The account continues: "So on the night of Monday, March 16, 2020, Mike set off to find his riches. Unfortunately, his hunt did not turn out the way he, or any of us, thought it would, or how it had been going more than a dozen times he went out searching. He became the seventh fatality looking for this treasure. For whatever reason, Mike became lost in the wilderness. Mike died from exposure to the cold on what is believed to have been day three and was found on day five. I often wonder how coincidental it was for the treasure to be found less than three months after I contacted Mr Fenn about Mike’s death.... I begged Mr Fenn to stop this game. It isn’t fun anymore. It’s dangerous!"
Currently, $340 has been pledged toward the $500,000 goal listed on the Sexson page.
Other Coloradans who died looking for Fenn's treasure included Eric Ashby and pastor Paris Wallace. In correspondence with Westword, Fenn regularly expressed condolences for survivors of those who lost their lives, but declined to call off the treasure hunt, choosing instead to emphasize safety — and to note that the hiding spot was accessible to someone of advanced years, as he had been when he put it in place.

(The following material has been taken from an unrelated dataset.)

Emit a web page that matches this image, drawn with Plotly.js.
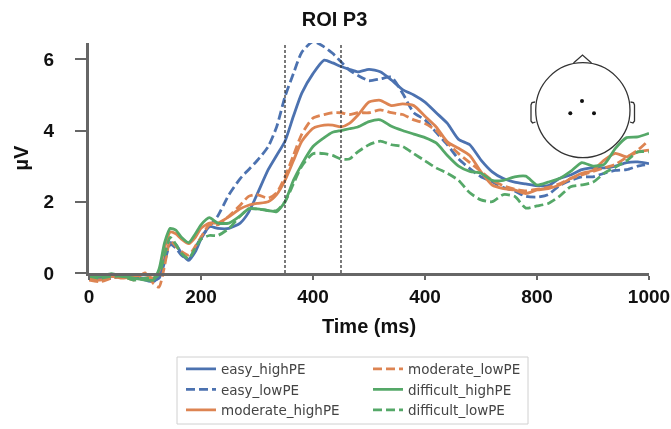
<!DOCTYPE html>
<html><head><meta charset="utf-8">
<script src="https://cdn.plot.ly/plotly-3.0.0.min.js"></script>
<style>html,body{margin:0;padding:0;background:#fff}#c{width:671px;height:429px;filter:blur(0.45px)}</style>
</head><body><div id="c"></div>
<script>
const time=[0,20,40,60,80,100,115,125,135,145,155,165,178,190,200,215,230,250,270,285,300,320,335,350,365,380,400,420,435,450,465,480,500,520,540,560,580,600,620,640,660,680,700,720,740,760,780,800,820,840,860,880,900,920,940,960,980,1000];
const easy_highPE=[-0.1,-0.15,-0.1,-0.1,-0.1,-0.2,-0.25,-0.1,0.4,0.85,0.8,0.55,0.35,0.6,0.95,1.3,1.25,1.25,1.4,1.7,2.2,2.9,3.3,3.7,4.4,5.05,5.6,5.98,5.9,5.8,5.72,5.65,5.72,5.65,5.42,5.15,5.0,4.8,4.5,4.2,3.75,3.6,3.17,2.84,2.65,2.55,2.5,2.45,2.45,2.65,2.75,2.9,2.95,2.95,3.0,3.1,3.12,3.07];
const easy_lowPE=[-0.15,-0.2,-0.15,-0.1,-0.15,-0.15,-0.2,-0.15,0.3,0.8,0.7,0.5,0.38,0.7,1.0,1.3,1.6,2.2,2.65,2.9,3.15,3.55,4.1,4.95,5.6,6.2,6.5,6.35,6.17,5.93,5.7,5.55,5.4,5.45,5.5,5.05,4.5,4.3,3.95,3.6,3.2,2.93,2.7,2.56,2.4,2.3,2.15,2.13,2.2,2.45,2.6,2.7,2.7,2.8,2.88,2.9,3.0,3.05];
const moderate_highPE=[-0.15,-0.2,-0.1,-0.15,-0.1,-0.05,-0.15,0.05,0.7,1.15,1.1,0.95,0.82,1.0,1.25,1.4,1.4,1.58,1.8,1.9,1.95,2.0,2.2,2.6,3.15,3.7,4.06,4.15,4.15,4.1,4.2,4.43,4.8,4.85,4.7,4.75,4.7,4.4,4.1,3.68,3.5,3.3,2.84,2.47,2.37,2.33,2.23,2.33,2.37,2.47,2.65,2.8,2.88,3.17,3.36,3.26,3.4,3.45];
const moderate_lowPE=[-0.2,-0.25,-0.15,-0.1,-0.2,0.0,-0.3,-0.4,0.2,0.9,0.75,0.6,0.5,0.75,1.0,1.35,1.35,1.6,1.9,2.15,2.2,2.1,2.25,2.7,3.3,3.9,4.35,4.45,4.5,4.5,4.45,4.5,4.5,4.58,4.5,4.45,4.3,4.2,4.0,3.65,3.35,3.1,2.85,2.6,2.45,2.35,2.3,2.35,2.4,2.5,2.65,2.75,2.85,2.95,3.05,3.25,3.45,3.73];
const difficult_highPE=[-0.05,-0.1,-0.02,-0.1,-0.15,-0.2,-0.2,0.1,0.85,1.25,1.2,1.0,0.85,1.1,1.35,1.55,1.4,1.4,1.6,1.8,1.8,1.75,1.72,2.0,2.6,3.05,3.55,3.8,3.95,4.0,4.05,4.1,4.25,4.3,4.12,4.0,3.9,3.8,3.65,3.3,3.0,2.85,2.8,2.6,2.6,2.7,2.72,2.47,2.55,2.65,2.85,3.1,3.0,3.05,3.5,3.8,3.82,3.92];
const difficult_lowPE=[-0.1,-0.15,-0.1,-0.1,-0.2,-0.15,-0.15,-0.05,0.5,1.0,0.8,0.55,0.4,0.7,0.95,1.05,1.05,1.25,1.6,1.8,1.8,1.75,1.75,2.0,2.5,3.0,3.35,3.35,3.3,3.2,3.2,3.4,3.6,3.7,3.6,3.55,3.35,3.15,2.95,2.8,2.6,2.25,2.05,2.0,2.2,2.15,1.82,1.88,1.95,2.15,2.42,2.47,2.55,2.8,2.97,3.15,3.4,3.4];
const names=['easy_highPE','easy_lowPE','moderate_highPE','moderate_lowPE','difficult_highPE','difficult_lowPE'];
const seriesValues=[easy_highPE,easy_lowPE,moderate_highPE,moderate_lowPE,difficult_highPE,difficult_lowPE];
const colors=['#4c72b0','#4c72b0','#dd8452','#dd8452','#55a868','#55a868'];
const dashes=['solid','9px,4px','solid','9px,4px','solid','9px,4px'];
const legendIds=['legend','legend','legend','legend2','legend2','legend2'];
const xTicks=[0,200,400,600,800,1000];
const xTickLabels=['0','200','400','400','800','1000'];
const yTicks=[0,2,4,6];
const windowLines=[350,450];

const traces=names.map((n,i)=>({type:'scatter',mode:'lines',name:n,x:time,y:seriesValues[i],xaxis:'x',yaxis:'y',legend:legendIds[i],
  line:{color:colors[i],width:2.8,dash:dashes[i],shape:'spline',smoothing:0.6},hoverinfo:'skip'}));
// holder so that the visible y axis is drawn
traces.push({type:'scatter',mode:'lines',x:[0],y:[0],xaxis:'x',yaxis:'y2',showlegend:false,hoverinfo:'skip',line:{color:'rgba(0,0,0,0)'}});

const W=671,H=429,L=89,R=22,T=43,B=0;
const px=v=>(v-L)/(W-L-R), py=v=>1-(v-T)/(H-T-B);
const axisBottomFraction=py(273);
const ink={color:'#333',width:1.3};
const shapes=[];
windowLines.forEach(v=>shapes.push({type:'line',xref:'x',yref:'y2',x0:v,x1:v,y0:0,y1:6.46,line:{color:'#333',width:1.3,dash:'3px,2px'}}));
const P=(pts,close)=>'M'+pts.map(p=>px(p[0])+','+py(p[1])).join('L')+(close?'Z':'');
const refs={xref:'paper',yref:'paper'};
shapes.push({type:'circle',...refs,x0:px(535.7),x1:px(630),y0:py(157.7),y1:py(62.7),line:ink,fillcolor:'rgba(0,0,0,0)'});
shapes.push({type:'path',...refs,path:P([[573.5,63],[582.5,55],[591.5,63]]),line:ink});
shapes.push({type:'path',...refs,path:P([[535,102],[532,102.5],[531,105],[531,121],[532.5,123],[535.5,122]]),line:ink});
shapes.push({type:'path',...refs,path:P([[630.5,102],[633.5,102.5],[634.5,105],[634.5,121],[633,123],[630,122]]),line:ink});
[[582,101],[570.3,113.3],[594,113.3]].forEach(e=>shapes.push({type:'circle',...refs,x0:px(e[0]-2),x1:px(e[0]+2),y0:py(e[1]+2),y1:py(e[1]-2),fillcolor:'#111',line:{width:0}}));
shapes.push({type:'rect',...refs,x0:px(177),x1:px(528),y0:py(424),y1:py(357),line:{color:'#d0d0d0',width:1},fillcolor:'rgba(0,0,0,0)'});

const sans='Liberation Sans, Arial, sans-serif';
const tickFont={family:sans,size:19,color:'#111',weight:700};
const legendBase={orientation:'v',xanchor:'left',yanchor:'bottom',borderwidth:0,bgcolor:'rgba(0,0,0,0)',font:{family:'DejaVu Sans, sans-serif',size:13.5,color:'#444'}};
const layout={width:W,height:H,margin:{l:L,r:R,t:T,b:B,pad:0},paper_bgcolor:'#fff',plot_bgcolor:'rgba(0,0,0,0)',showlegend:true,
  title:{text:'<b>ROI P3</b>',x:0.4985,xanchor:'center',y:0.9557,yanchor:'middle',font:{family:sans,size:20,color:'#111'}},
  xaxis:{range:[0,1000],anchor:'y2',tickvals:xTicks,ticktext:xTickLabels,ticks:'outside',ticklen:4,tickwidth:2,tickcolor:'#666',ticklabelstandoff:0,showline:true,linecolor:'#666',linewidth:3,showgrid:false,zeroline:false,tickfont:tickFont,automargin:false,
    title:{text:'<b>Time (ms)</b>',standoff:14,font:{family:sans,size:20,color:'#111'}}},
  yaxis:{range:[-(H-B-273)/35.55,6.46],domain:[0,1],anchor:'x',visible:false},
  yaxis2:{range:[0,6.46],domain:[axisBottomFraction,1],anchor:'x',tickvals:yTicks,ticktext:yTicks.map(String),ticks:'outside',ticklen:11,tickwidth:2,tickcolor:'#666',ticklabelstandoff:17,showline:true,linecolor:'#666',linewidth:3,showgrid:false,zeroline:false,tickfont:tickFont,automargin:false,
    title:{text:'<b>µV</b>',standoff:10,font:{family:sans,size:20,color:'#111'}}},
  legend:{...legendBase,x:px(181),y:py(425.5)},
  legend2:{...legendBase,x:px(368),y:py(425.5)},
  shapes};
Plotly.newPlot('c',traces,layout,{displayModeBar:false,staticPlot:true});
</script></body></html>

Stuef is far from advanced. His "Finder" piece, which was originally published on September 23 and has been updated with his byline, doesn't offer specifics about the location of the treasure (a chest said to contain $2 million in gold and jewels). Instead, an excerpt gives these details:
I figured out the location where he wished to die (and thus, where his treasure was) back in 2018, but it took me many months to figure out the exact spot. This treasure hunt was the most frustrating experience of my life. There were a few times when I, exhausted, covered in scratches and bites and sweat and pine pitch, and nearing the end of my day’s water supply, sat down on a downed tree and just cried alone in the woods in sheer frustration.
I spent about 25 full days of failure looking for the treasure at that location before getting it.
When I got back to my rental car after the find, I put my hands on the steering wheel and bawled my eyes out. Then I remembered Forrest said the person who found the chest would either laugh out loud or start crying.
I realized he had been right and started to get annoyed that I still couldn’t stop his quotes from popping into my head even after the chase was finally done.
I laughed at myself for getting annoyed. Then I realized I had just fulfilled his other premonition about laughing out loud.
Yesterday, December 7, in a new article on Medium.com timed to coincide with the Outside scoop (which reveals that the treasure was found in Wyoming), Stuef explained that he had chosen to remain anonymous after obtaining the chest "not because I have anything to hide, but because Forrest and his family endured stalkers, death threats, home invasions, frivolous lawsuits, and a potential kidnapping — all at the hands of people with delusions related to his treasure. I don’t want those things to happen to me and my family."
As for his decision to step out of the shadows, he said, "The U.S. District Court for New Mexico has ruled that Forrest’s estate must provide some of my personal information to a woman I do not know and with whom I have never communicated who has brought a meritless lawsuit against me. This would make my name a matter of public record, so I chose to come forward today."
He added: "My family and I have prepared for the potentiality of this day. Since finding the treasure, I moved to a more secure building with guards and multiple levels of security, and I have taken appropriate measures to protect myself. After I brought the treasure down from Wyoming to Santa Fe to Forrest, I put it in a vault (not Forrest’s) at a secure location in New Mexico. It will remain there until I sell it."
That's the Stuef dreams are made of.